Federal Relations

September 23, 2013

Eight Days to End of Fiscal Year

There are just eight days left in the current federal fiscal year yet there is no certainty as to how lawmakers will resolve their partisan differences before October 1st. The continuing resolution (CR) approved by the House last Friday will be the focus in the Senate where they will attempt to modify the bill before sending it back to the House for consideration. The House, meanwhile, will shift their immediate attention to a proposal to raise the debt ceiling until after the 2014 November elections.

Continuing Resolution: Senate Democrats will greatly modify the House passed CR to strip it of language defunding the Affordable Care Act (ACA) and keep government funded at current levels. They will send that back to the House where Republican leadership may or may not find enough votes to approve the modified version of the bill. This could lead to a series of back and forth votes between the House and Senate in an effort to avoid a government shutdown if there is no deal by next Monday.

But even a clean, level-funded CR may face opposition from some House Democrats who continue to argue that austerity spending plans are harming the economy and threatening job growth since a level-funded CR would trigger automatic, across-the-board cuts (sequestration). However, those cuts would not begin until January so Congress could still pass separate legislation late in the year to undo them.

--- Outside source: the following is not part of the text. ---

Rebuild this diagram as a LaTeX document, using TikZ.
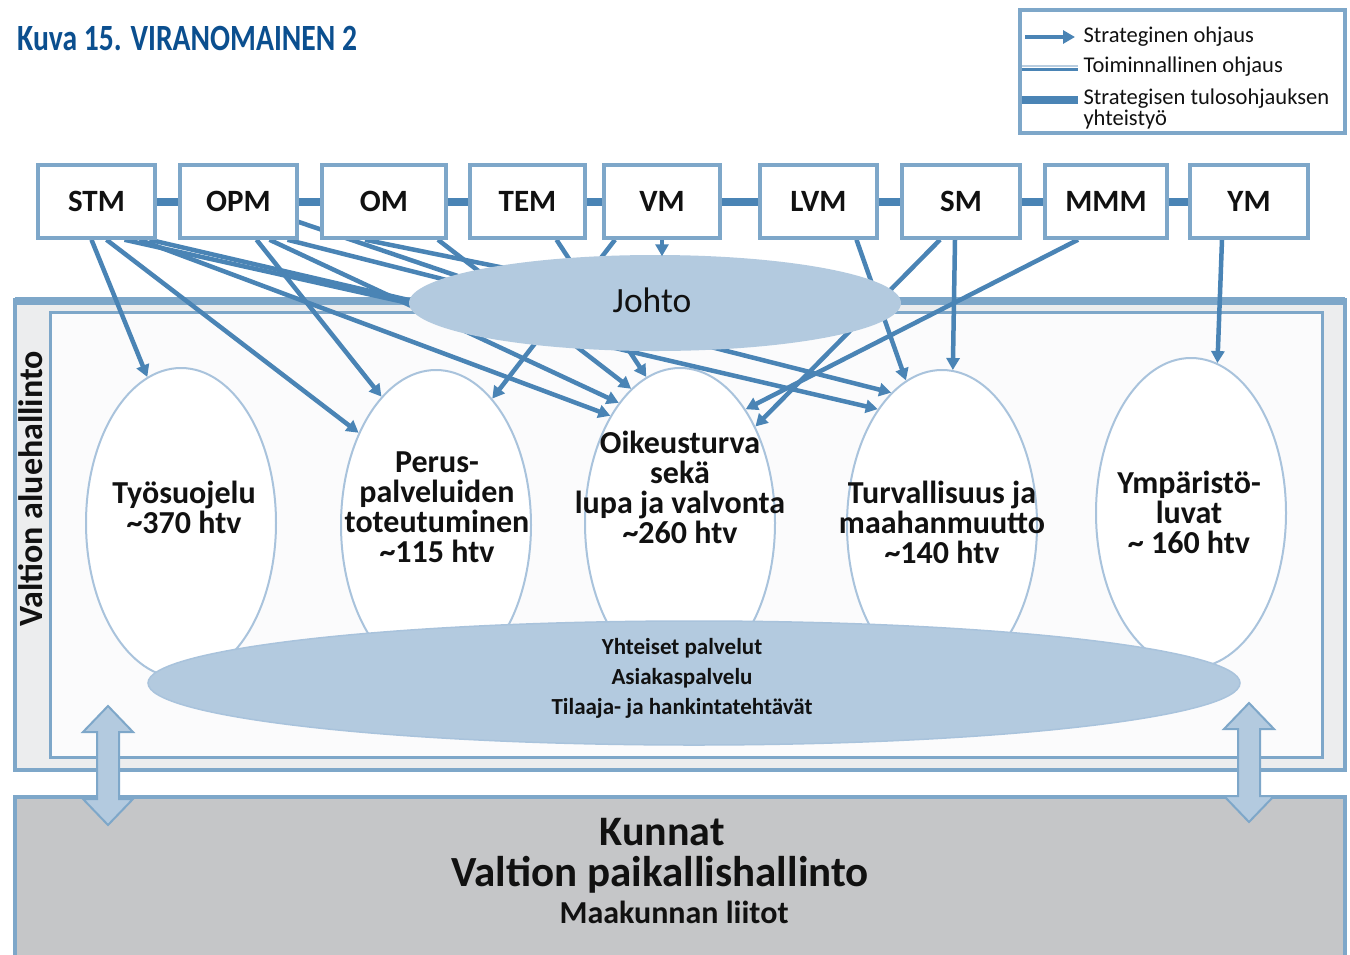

Debt Ceiling: Meanwhile, House Republican leaders are drafting a debt limit bill that will likely be unveiled next week and would remove the ceiling on federal borrowing authority beyond the 2014 elections. And, just like their CR, it would delay implementation of the ACA, as well as cut mandatory spending, provide instructions for a tax overhaul, and promote deregulation and energy development.

Although the White House would not necessarily object to a debt limit suspension mechanism, the House plan would be laden with provisions the White House and congressional Democrats oppose. Obama has said he wants a clean debt limit increase before it expires in mid-October and he has ruled out negotiating over an increase in borrowing authority.